──────── INFORMATION SUPPLIED

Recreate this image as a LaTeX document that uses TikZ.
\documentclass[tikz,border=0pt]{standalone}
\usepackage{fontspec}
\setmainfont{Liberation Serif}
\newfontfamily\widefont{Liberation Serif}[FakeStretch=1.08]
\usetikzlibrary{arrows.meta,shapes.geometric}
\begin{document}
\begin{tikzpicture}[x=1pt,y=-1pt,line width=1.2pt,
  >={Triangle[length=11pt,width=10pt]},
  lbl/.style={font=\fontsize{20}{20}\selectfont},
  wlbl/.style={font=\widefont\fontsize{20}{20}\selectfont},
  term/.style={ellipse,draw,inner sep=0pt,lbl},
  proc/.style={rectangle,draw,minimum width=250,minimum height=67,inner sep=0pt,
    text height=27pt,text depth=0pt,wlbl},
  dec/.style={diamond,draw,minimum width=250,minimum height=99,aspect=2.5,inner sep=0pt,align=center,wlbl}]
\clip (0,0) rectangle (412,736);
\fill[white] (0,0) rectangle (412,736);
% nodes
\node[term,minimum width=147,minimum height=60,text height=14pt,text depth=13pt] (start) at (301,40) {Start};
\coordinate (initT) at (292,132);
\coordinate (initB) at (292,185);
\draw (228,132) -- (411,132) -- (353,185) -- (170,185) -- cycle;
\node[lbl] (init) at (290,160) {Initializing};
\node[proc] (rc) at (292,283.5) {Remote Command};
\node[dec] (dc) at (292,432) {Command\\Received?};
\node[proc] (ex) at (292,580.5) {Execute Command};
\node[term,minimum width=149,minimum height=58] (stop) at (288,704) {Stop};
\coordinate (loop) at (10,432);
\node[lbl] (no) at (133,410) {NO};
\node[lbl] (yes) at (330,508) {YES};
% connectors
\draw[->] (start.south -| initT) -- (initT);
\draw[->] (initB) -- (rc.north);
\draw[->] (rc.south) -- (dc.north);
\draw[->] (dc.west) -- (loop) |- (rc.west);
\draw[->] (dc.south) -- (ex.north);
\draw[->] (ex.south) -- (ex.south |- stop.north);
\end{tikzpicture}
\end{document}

────────────────

**DIRECTION:** Repeat every line of the material exactly as given.

**CORRECT OUTPUT:**
Recreate this image as a LaTeX document that uses TikZ.
\documentclass[tikz,border=0pt]{standalone}
\usepackage{fontspec}
\setmainfont{Liberation Serif}
\newfontfamily\widefont{Liberation Serif}[FakeStretch=1.08]
\usetikzlibrary{arrows.meta,shapes.geometric}
\begin{document}
\begin{tikzpicture}[x=1pt,y=-1pt,line width=1.2pt,
  >={Triangle[length=11pt,width=10pt]},
  lbl/.style={font=\fontsize{20}{20}\selectfont},
  wlbl/.style={font=\widefont\fontsize{20}{20}\selectfont},
  term/.style={ellipse,draw,inner sep=0pt,lbl},
  proc/.style={rectangle,draw,minimum width=250,minimum height=67,inner sep=0pt,
    text height=27pt,text depth=0pt,wlbl},
  dec/.style={diamond,draw,minimum width=250,minimum height=99,aspect=2.5,inner sep=0pt,align=center,wlbl}]
\clip (0,0) rectangle (412,736);
\fill[white] (0,0) rectangle (412,736);
% nodes
\node[term,minimum width=147,minimum height=60,text height=14pt,text depth=13pt] (start) at (301,40) {Start};
\coordinate (initT) at (292,132);
\coordinate (initB) at (292,185);
\draw (228,132) -- (411,132) -- (353,185) -- (170,185) -- cycle;
\node[lbl] (init) at (290,160) {Initializing};
\node[proc] (rc) at (292,283.5) {Remote Command};
\node[dec] (dc) at (292,432) {Command\\Received?};
\node[proc] (ex) at (292,580.5) {Execute Command};
\node[term,minimum width=149,minimum height=58] (stop) at (288,704) {Stop};
\coordinate (loop) at (10,432);
\node[lbl] (no) at (133,410) {NO};
\node[lbl] (yes) at (330,508) {YES};
% connectors
\draw[->] (start.south -| initT) -- (initT);
\draw[->] (initB) -- (rc.north);
\draw[->] (rc.south) -- (dc.north);
\draw[->] (dc.west) -- (loop) |- (rc.west);
\draw[->] (dc.south) -- (ex.north);
\draw[->] (ex.south) -- (ex.south |- stop.north);
\end{tikzpicture}
\end{document}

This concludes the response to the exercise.